#### What needs to be done
Retype nothing but the lines from the start of the material up to and including the line with "XAxis, YAxis, Legend". Pictures don't belong in the copy.

+--

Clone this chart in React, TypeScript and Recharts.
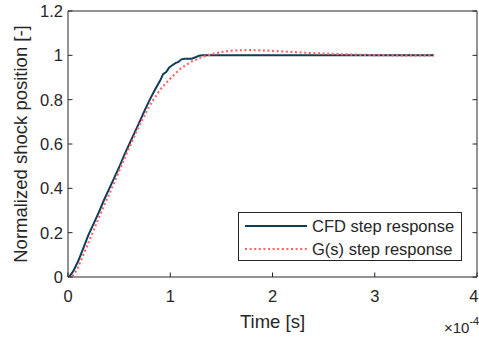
import React from "react";
import { LineChart, Line, XAxis, YAxis, Legend } from "recharts";

// Time axis values are in units of 1e-4 s (the axis carries a ×10^-4 multiplier).
const cfdTime = [0, 0.01, 0.05, 0.1, 0.15, 0.2, 0.25, 0.3, 0.35, 0.4, 0.45, 0.5, 0.55, 0.6, 0.65, 0.7, 0.75, 0.8, 0.85, 0.9, 0.93, 0.96, 0.99, 1.02, 1.05, 1.08, 1.11, 1.14, 1.21, 1.24, 1.28, 1.32, 3.58];
const cfdValue = [0, 0, 0.025, 0.072, 0.13, 0.19, 0.24, 0.29, 0.345, 0.395, 0.445, 0.495, 0.55, 0.6, 0.65, 0.7, 0.752, 0.8, 0.845, 0.885, 0.915, 0.925, 0.945, 0.955, 0.965, 0.97, 0.982, 0.985, 0.985, 0.99, 0.998, 1.0, 1.0];

const gsTime = [0, 0.03, 0.06, 0.1, 0.15, 0.2, 0.25, 0.3, 0.35, 0.4, 0.5, 0.6, 0.7, 0.8, 0.9, 1.0, 1.1, 1.2, 1.3, 1.4, 1.5, 1.6, 1.75, 1.9, 2.0, 2.2, 2.4, 2.6, 2.8, 3.0, 3.2, 3.4, 3.58];
const gsValue = [0, 0, 0.012, 0.045, 0.1, 0.155, 0.21, 0.265, 0.32, 0.37, 0.478, 0.585, 0.685, 0.775, 0.845, 0.895, 0.94, 0.97, 0.99, 1.005, 1.015, 1.021, 1.024, 1.022, 1.02, 1.015, 1.01, 1.006, 1.003, 1.001, 1.0, 1.0, 1.0];

const xTicks = [0, 1, 2, 3, 4];
const yTicks = [0, 0.2, 0.4, 0.6, 0.8, 1, 1.2];
const yTickLabels = ["0", "0.2", "0.4", "0.6", "0.8", "1", "1.2"];

const seriesNames = ["CFD step response", "G(s) step response"];
const xLabel = "Time [s]";
const yLabel = "Normalized shock position [-]";
const xMultiplierBase = "×10";
const xMultiplierExp = "-4";

const cfdData = cfdTime.map((t, i) => ({ t, v: cfdValue[i] }));
const gsData = gsTime.map((t, i) => ({ t, v: gsValue[i] }));

const WIDTH = 479;
const HEIGHT = 339;
const AXIS = "#262626";
const CFD_COLOR = "#0e3d5c";
const GS_COLOR = "#ff6464";
const FONT = "'Liberation Sans', Arial, Helvetica, sans-serif";
const TICK_FONT = 16.5;
const TICK_LEN = 4.5;
const MARGIN = 10;

const BottomTick = (props: any) => {
  const { x, y, payload } = props;
  const axisY = y - MARGIN;
  const label = String(payload.value);
  // keep the last label inside the canvas
  const half = label.length * TICK_FONT * 0.28;
  const lx = Math.min(x, WIDTH - half - 0.5);
  return (
    <g>
      <line x1={x} x2={x} y1={axisY} y2={axisY - TICK_LEN} stroke={AXIS} strokeWidth={1} />
      <text x={lx} y={axisY + 24.5} textAnchor="middle" fill={AXIS} fontSize={TICK_FONT} fontFamily={FONT}>
        {label}
      </text>
    </g>
  );
};

const TopTick = (props: any) => {
  const { x, y } = props;
  const axisY = y + MARGIN;
  return <line x1={x} x2={x} y1={axisY} y2={axisY + TICK_LEN} stroke={AXIS} strokeWidth={1} />;
};

const LeftTick = (props: any) => {
  const { x, y, payload } = props;
  const axisX = x + MARGIN;
  const idx = yTicks.findIndex((v) => Math.abs(v - payload.value) < 1e-9);
  return (
    <g>
      <line x1={axisX} x2={axisX + TICK_LEN} y1={y} y2={y} stroke={AXIS} strokeWidth={1} />
      <text x={axisX - 5} y={y + 6} textAnchor="end" fill={AXIS} fontSize={TICK_FONT} fontFamily={FONT}>
        {idx >= 0 ? yTickLabels[idx] : String(payload.value)}
      </text>
    </g>
  );
};

const RightTick = (props: any) => {
  const { x, y } = props;
  const axisX = x - MARGIN;
  return <line x1={axisX} x2={axisX - TICK_LEN} y1={y} y2={y} stroke={AXIS} strokeWidth={1} />;
};

const XLabel = (props: any) => {
  const { viewBox } = props;
  const cx = viewBox.x + viewBox.width / 2;
  const top = viewBox.y;
  return (
    <g>
      <text x={cx} y={top + 51} textAnchor="middle" fill={AXIS} fontSize={18.5} fontFamily={FONT}>
        {xLabel}
      </text>
      <text x={viewBox.x + viewBox.width - 33} y={top + 56} textAnchor="start" fill={AXIS} fontFamily={FONT}>
        <tspan fontSize={15}>{xMultiplierBase}</tspan>
        <tspan fontSize={11} dy={-8}>{xMultiplierExp}</tspan>
      </text>
    </g>
  );
};

const YLabel = (props: any) => {
  const { viewBox } = props;
  const cy = viewBox.y + viewBox.height / 2;
  const bx = 26.5;
  return (
    <text
      x={bx}
      y={cy}
      transform={`rotate(-90 ${bx} ${cy})`}
      textAnchor="middle"
      fill={AXIS}
      fontSize={18.5}
      fontFamily={FONT}
    >
      {yLabel}
    </text>
  );
};

const LegendBox = () => (
  <div
    style={{
      boxSizing: "border-box",
      width: 224,
      height: 49,
      border: `1px solid ${AXIS}`,
      background: "#fff",
      fontFamily: FONT,
      fontSize: 16.5,
      position: "relative",
    }}
  >
    {seriesNames.map((name, i) => (
      <div
        key={name}
        style={{ position: "absolute", left: 6, top: i === 0 ? 3 : 25.5, height: 20, display: "flex", alignItems: "center", whiteSpace: "nowrap" }}
      >
        <svg width={62} height={20} style={{ display: "block" }}>
          <line
            x1={0}
            x2={62}
            y1={10}
            y2={10}
            stroke={i === 0 ? CFD_COLOR : GS_COLOR}
            strokeWidth={2}
            strokeDasharray={i === 0 ? undefined : "2 2.6"}
          />
        </svg>
        <span style={{ marginLeft: 5, lineHeight: "20px", color: AXIS }}>{name}</span>
      </div>
    ))}
  </div>
);

export default function App() {
  return (
    <div style={{ position: "absolute", left: 0, top: 0, width: WIDTH, height: HEIGHT, background: "#fff" }}>
      <LineChart width={WIDTH} height={HEIGHT} margin={{ top: 10, right: 0, bottom: 0, left: 0 }} style={{ fontFamily: FONT }}>
        <XAxis
          dataKey="t"
          type="number"
          domain={[0, 4]}
          ticks={xTicks}
          interval={0}
          allowDataOverflow
          height={62}
          tickSize={0}
          tickMargin={MARGIN}
          tickLine={false}
          axisLine={{ stroke: AXIS, strokeWidth: 1 }}
          tick={<BottomTick />}
          label={<XLabel />}
        />
        <XAxis
          xAxisId="top"
          orientation="top"
          type="number"
          domain={[0, 4]}
          ticks={xTicks}
          interval={0}
          allowDataOverflow
          height={1}
          tickSize={0}
          tickMargin={MARGIN}
          tickLine={false}
          axisLine={{ stroke: AXIS, strokeWidth: 1 }}
          tick={<TopTick />}
        />
        <YAxis
          type="number"
          domain={[0, 1.2]}
          ticks={yTicks}
          interval={0}
          allowDataOverflow
          width={68}
          tickSize={0}
          tickMargin={MARGIN}
          tickLine={false}
          axisLine={{ stroke: AXIS, strokeWidth: 1 }}
          tick={<LeftTick />}
          label={<YLabel />}
        />
        <YAxis
          yAxisId="right"
          orientation="right"
          type="number"
          domain={[0, 1.2]}
          ticks={yTicks}
          interval={0}
          allowDataOverflow
          width={2}
          tickSize={0}
          tickMargin={MARGIN}
          tickLine={false}
          axisLine={{ stroke: AXIS, strokeWidth: 1 }}
          tick={<RightTick />}
        />
        <Legend
          layout="vertical"
          align="center"
          verticalAlign="middle"
          wrapperStyle={{ left: 238, top: 212, width: 224, height: 49 }}
          content={<LegendBox />}
        />
        <Line
          data={cfdData}
          dataKey="v"
          name={seriesNames[0]}
          type="linear"
          stroke={CFD_COLOR}
          strokeWidth={2}
          dot={false}
          activeDot={false}
          isAnimationActive={false}
        />
        <Line
          data={gsData}
          dataKey="v"
          name={seriesNames[1]}
          type="linear"
          stroke={GS_COLOR}
          strokeWidth={2.2}
          strokeDasharray="2 2.6"
          dot={false}
          activeDot={false}
          isAnimationActive={false}
        />
      </LineChart>
    </div>
  );
}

+--

#### Exercise output
Clone this chart in React, TypeScript and Recharts.
import React from "react";
import { LineChart, Line, XAxis, YAxis, Legend } from "recharts";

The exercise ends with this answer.